Do you and your employer or employees speak simple English when it comes to the company’s philosophy? Are you a company speaking English as one when you talk about the company’s values, products, performance, or service to the outside world?
An employee and company that follow a particular speaking philosophy give those entities a backbone of values and reality to follow in work.
The talking philosophy starts with the company. It needs one that runs deeper than “we want to make as much money as possible” if it expects to survive.
The company speaking English as one philosophy allows a company to recruit talent that already speaks the same language. It is much easier to integrate someone who already believes in what you do than to try to convince someone who doesn’t.
Major companies like Apple and Google have simple philosophies that drive their success.
Apple wants to create technology to make people’s lives simpler while Google believes happy employees increase productivity and creativity.
Those two giant companies can then go out and find people who fit those philosophical bents. This reciprocal relationship between company and employee fuels excellence.
The company speaking English as one mindset trickles down to how management and employees talk to customers and business partners about shared beliefs.
Company troubles begin to brew when employee and management words don’t match up. The management and contracts say one thing while the employees talk about a different reality.
My just-released book, Seeking Balance: The ultimate guide to English-speaking excellence for the shy, foreign, or frustrated, discusses the importance of acceptance, balance, and change when developing a speaking philosophy. I call this the ABC philosophy.
A company speaking English as one
1. Acceptance: Effective communicators accept who they are as an individual and the world where they exist. A company and its employees must all accept who they are, what they stand for, and how to best talk about a shared vision to customers.
2. Balance: Effective communicators balance words, thoughts, ideas, and emotions in any situation. Maintaining an emotional balance through all business cycles requires a steady hand by management. An imbalanced management team creates an unsteady atmosphere that encourages communication chaos, especially in vulnerable times.

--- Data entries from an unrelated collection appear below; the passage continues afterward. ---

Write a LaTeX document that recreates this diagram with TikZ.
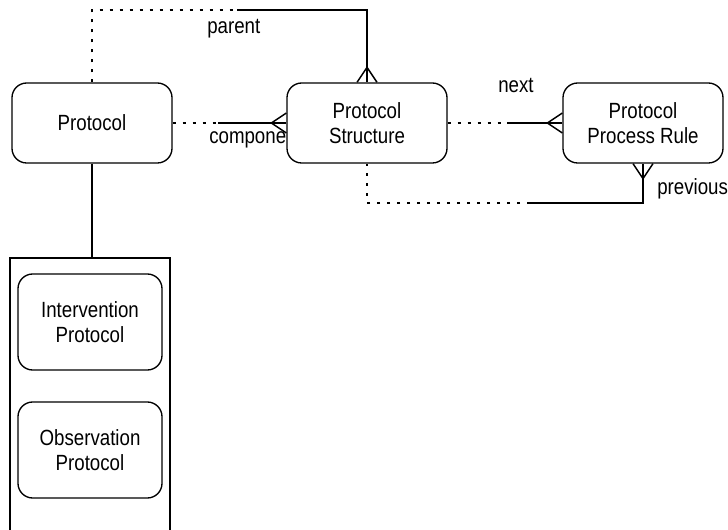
\documentclass[tikz,border=0pt]{standalone}
\usepackage{fontspec}
\setmainfont{Liberation Sans}[FakeStretch=0.85]
\usetikzlibrary{positioning,calc,backgrounds}

\begin{document}
\begin{tikzpicture}[x=0.75pt, y=-0.75pt,
  entity/.style={rectangle, rounded corners=11pt, draw, line width=1pt, fill=white, minimum width=120pt, minimum height=60pt, align=center, font=\fontsize{16.5}{19}\selectfont},
  subent/.style={entity, minimum width=108pt, minimum height=72pt},
  rel/.style={line width=1.1pt},
  opt/.style={line width=1.6pt, dash pattern=on 2.2pt off 5.3pt},
  lbl/.style={anchor=base west, inner sep=0pt, font=\fontsize{16.5}{19}\selectfont}
]
  \useasboundingbox (0,0) rectangle (728,530);
  \node[entity] (proto)  at (92,123)  {Protocol};
  \node[entity] (struct) at (367,123) {Protocol\\Structure};
  \node[entity] (rule)   at (643,123) {Protocol\\Process Rule};
  \node[subent] (interv) at (90,322)  {Intervention\\Protocol};
  \node[subent] (observ) at (90,450)  {Observation\\Protocol};
  \coordinate (grp) at (92,258);
  \begin{scope}[on background layer]
    \draw[opt] (proto.north) |- (237,10) coordinate (parmid);
    \draw[rel] (parmid) -| (struct.north);
    \draw[rel] ($(struct.north)+(-10,0)$) -- ($(struct.north)+(0,-15)$) -- ($(struct.north)+(10,0)$);
    \node[lbl] (parlbl) at (207,34) {parent};
    \draw[opt] (proto.east) -- (218,123) coordinate (cmpmid);
    \draw[rel] (cmpmid) -- (struct.west);
    \draw[rel] ($(struct.west)+(0,-10)$) -- ($(struct.west)+(-15,0)$) -- ($(struct.west)+(0,10)$);
    \node[lbl] (cmplbl) at (209,144) {component};
    \draw[opt] (struct.east) -- (507,123) coordinate (nxtmid);
    \draw[rel] (nxtmid) -- (rule.west);
    \draw[rel] ($(rule.west)+(0,-10)$) -- ($(rule.west)+(-15,0)$) -- ($(rule.west)+(0,10)$);
    \node[lbl] (nxtlbl) at (498,93) {next};
    \draw[rel] (rule.south) |- (530,203) coordinate (prvmid);
    \draw[opt] (prvmid) -| (struct.south);
    \draw[rel] ($(rule.south)+(-10,0)$) -- ($(rule.south)+(0,15)$) -- ($(rule.south)+(10,0)$);
    \node[lbl] (prvlbl) at (657,195) {previous};
    \draw[rel] (proto.south) -- (grp);
    \draw[line width=0.9pt] (10,530) -- (10,258) -- (170,258) -- (170,530);
  \end{scope}
\end{tikzpicture}
\end{document}
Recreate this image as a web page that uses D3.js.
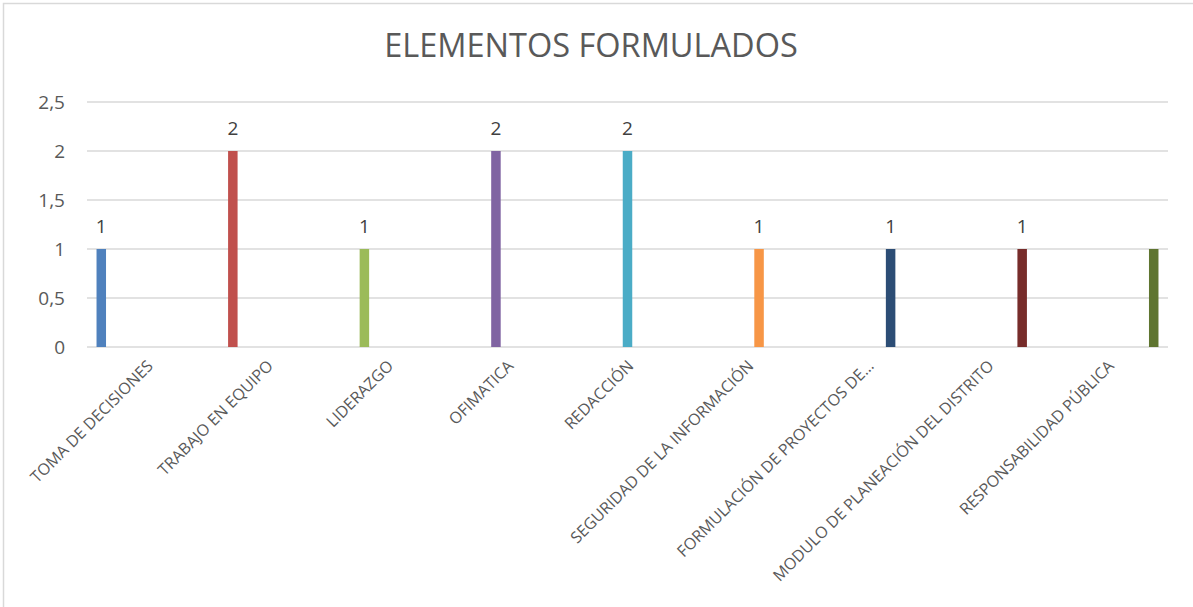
<!DOCTYPE html>
<html>
<head>
<meta charset="utf-8">
<script src="https://cdn.jsdelivr.net/npm/d3@7"></script>
<style>
  html, body { margin: 0; padding: 0; background: #fff; }
  svg { display: block; }
  text { font-family: "Open Sans", "Noto Sans", sans-serif; }
</style>
</head>
<body>
<svg id="chart" width="1193" height="607"></svg>
<script>
const title = "ELEMENTOS FORMULADOS";
const categories = [
  "TOMA DE DECISIONES",
  "TRABAJO EN EQUIPO",
  "LIDERAZGO",
  "OFIMATICA",
  "REDACCIÓN",
  "SEGURIDAD DE LA INFORMACIÓN",
  "FORMULACIÓN DE PROYECTOS DE…",
  "MODULO DE PLANEACIÓN DEL DISTRITO",
  "RESPONSABILIDAD PÚBLICA"
];
const values = [1, 2, 1, 2, 2, 1, 1, 1, 1];
const dataLabels = ["1", "2", "1", "2", "2", "1", "1", "1", null];
const colors = ["#4F81BD", "#C0504D", "#9BBB59", "#8064A2", "#4BACC6", "#F79646", "#2C4D75", "#772C2A", "#5F7530"];
const yTicks = [0, 0.5, 1, 1.5, 2, 2.5];
const yTickLabels = ["0", "0,5", "1", "1,5", "2", "2,5"];

const svg = d3.select("#chart");
const W = 1193, H = 607;

// chart border
svg.append("path")
  .attr("d", `M3.5,${H} L3.5,3.5 L${W},3.5`)
  .attr("fill", "none")
  .attr("stroke", "#d9d9d9")
  .attr("stroke-width", 1.5);

const plot = { left: 87, right: 1168, top: 102, bottom: 347 };

const x = d3.scaleBand().domain(categories).range([plot.left, plot.right]).padding(0);
// each category is its own series in a cluster of 9 slots
const inner = d3.scaleBand().domain(d3.range(categories.length))
  .range([(x.bandwidth() - 103) / 2, (x.bandwidth() + 103) / 2])
  .paddingInner(0.17).paddingOuter(0.085);
const y = d3.scaleLinear().domain([0, 2.5]).range([plot.bottom, plot.top]);

// title
svg.append("text")
  .attr("x", 591).attr("y", 57)
  .attr("text-anchor", "middle")
  .attr("font-size", 32.5)
  .attr("fill", "#595959")
  .text(title);

// gridlines
svg.append("g").selectAll("line").data(yTicks).join("line")
  .attr("x1", plot.left).attr("x2", plot.right)
  .attr("y1", d => y(d)).attr("y2", d => y(d))
  .attr("stroke", "#d9d9d9").attr("stroke-width", 1.5);

// y axis labels
const yAxis = d3.axisLeft(y).tickValues(yTicks).tickFormat((d, i) => yTickLabels[i]).tickSize(0).tickPadding(0);
const yg = svg.append("g").attr("transform", `translate(65,0)`).call(yAxis);
yg.select(".domain").remove();
yg.selectAll("text").attr("font-size", 19).attr("fill", "#595959")
  .attr("font-family", '"Open Sans", sans-serif').attr("dy", "0.35em");

// bars
svg.append("g").selectAll("rect").data(values).join("rect")
  .attr("x", (d, i) => x(categories[i]) + inner(i))
  .attr("width", inner.bandwidth())
  .attr("y", d => y(d))
  .attr("height", d => y(0) - y(d))
  .attr("fill", (d, i) => colors[i]);

// data labels
svg.append("g").selectAll("text").data(values).join("text")
  .attr("x", (d, i) => x(categories[i]) + inner(i) + inner.bandwidth() / 2)
  .attr("y", d => y(d) - 16)
  .attr("text-anchor", "middle")
  .attr("font-size", 19)
  .attr("fill", "#404040")
  .text((d, i) => dataLabels[i] === null ? "" : dataLabels[i]);

// category labels (rotated -45)
svg.append("g").selectAll("text").data(categories).join("text")
  .attr("transform", d => `translate(${x(d) + x.bandwidth() / 2 + 7},${367}) rotate(-45)`)
  .attr("text-anchor", "end")
  .attr("font-size", 16)
  .attr("fill", "#595959")
  .text(d => d);
</script>
</body>
</html>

3. Change: Effective communicators seek change through building excellence not success. Adopting positive change leads to improved acceptance and balance. Management words need to back up decision. A company that builds change on excellence over success encourages all employees to personally improve thereby increasing their individual and company value. This is a superior atmosphere compared to a morally bankrupt “have or have not” world where only some share in company success.
The ABC philosophy’s simple strategy encourages a balanced “we” instead of a scattered “me” approach to business communication.
If you are not a company speaking English as one then you are destined for failure. A shared communication philosophy assures employers and employees tell customers a consistent, positive message which leads to success for all.